Dans les mois qui suivent sa création, il est fréquent qu’un production d’opéra voyage, soit reprise dans différents théâtre ; pour les producteurs c’est une façon de partager ou d’amortir les frais de production, et d’assurer une diffusion plus large à des spectacles ambitieux. Pour les maisons d’opéra qui ne disposent pas de structures de production propres, l’accueil des spectacles produits ailleurs permet de construire une saison à moindre coût et de faire son choix parmi les propositions des maisons concurrentes. C’est au terme d’un parcours de ce genre que ce Rake’s Progress produit à Caen l’automne dernier en ouverture de saison (voir l’article de Laurent Bury) puis à Limoges en janvier se retrouvait dimanche à l’affiche à Luxembourg. Hélas, les rigueurs de l’hiver avaient eu raison de la voix de Benjamin Hulett, pressenti pour le rôle titre mais atteint de bronchite, et c’est donc en toute dernière minute qu’Emilio Pons reprenait le flambeau, acceptant de chanter le rôle avec partition depuis l’avant-scène, tandis que le titulaire jouait avec ses partenaires ce qu’il ne pouvait chanter. La formule est périlleuse, surtout quand le remplaçant, sans doute faute de répétitions suffisantes, manifeste peu de familiarité avec le rôle dont il donne une lecture plutôt qu’une interprétation. Le spectacle réduit à ces tristes conditions perd beaucoup en intensité et en crédibilité et c’est dommage car la mise en scène proposait quelques beaux tableaux, la transposition au monde contemporain de l’argent facile dans les sphères de la spéculation boursière générant quelques idées intéressantes – parmi d’autres moins convaincantes !
Dominant largement la distribution vocale, Kevin Short en Nick Shadow livre une performance remarquable à tout point de vue ; il a à la fois la noirceur et les séductions du rôle, assumant crânement ses côtés subversifs avec un réel appétit pour le texte sarcastique du livret. Marie Arnet en Anne Trulove est excellente également. Le timbre est chaud et presque maternel, sa présence scénique émouvante sans mièvrerie, et on ne peut qu’être touché par le chemin qu’elle parcourt entre candeur et lucidité, illusions et résignation, avec l’amour pour seul flambeau. Isabelle Druet donne beaucoup de présence au rôle guignolesque de la femme à barbe (transformée ici en vedette people, et donc sans attribut pileux), mais sa prestation musicale nous a un peu déçu : peu de couleurs, peu d’énergie dans une voix en petite forme, toute l’attention de la chanteuse semblant s’être concentrée sur sa prestation d’actrice parfois très drôle. Sous des dehors loufoques, Colin Judson se montre très efficace dans le rôle de Sellem, Stephan Loges une peu faible dans celui du père Trulove, et Kathleen Wilkinson particulièrement extravagante dans le petit rôle de la mère Goose.
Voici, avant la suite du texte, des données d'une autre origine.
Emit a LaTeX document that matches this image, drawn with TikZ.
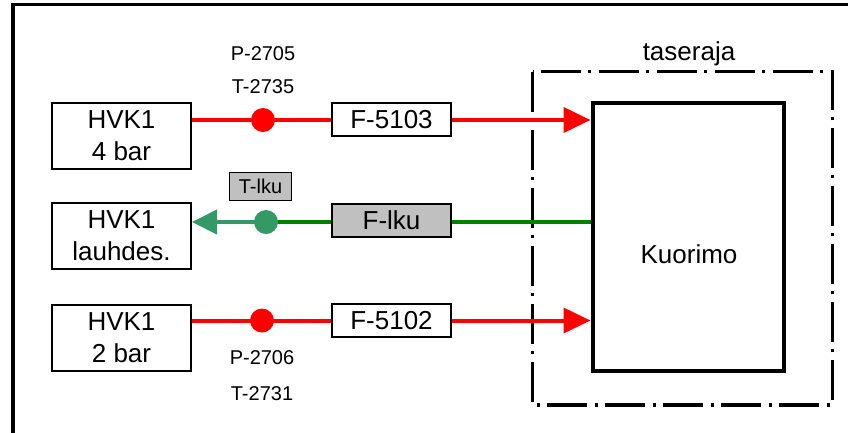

Abstenons nous de juger Emilio Pons, victime de son impréparation, ou de sa générosité à accepter une proposition de dernière minute qu’il aurait sans doute mieux fait de refuser. Il a sauvé (plus ou moins) le spectacle qui sans lui n’aurait pu avoir lieu.
Dans la fosse, l’orchestre régional de Normandie réalise une prestation très honorable malgré l’acoustique un peu sèche du Grand Théâtre, dirigé d’une main experte par Jean Deroyer qui, très attentif aux chanteurs, donne couleurs et rigueur à la magnifique partition de Stravinsky. On n’évite pas cependant quelques décalages, sans doute dus au manque de répétition et aux circonstances particulièrement difficiles et imprévisibles.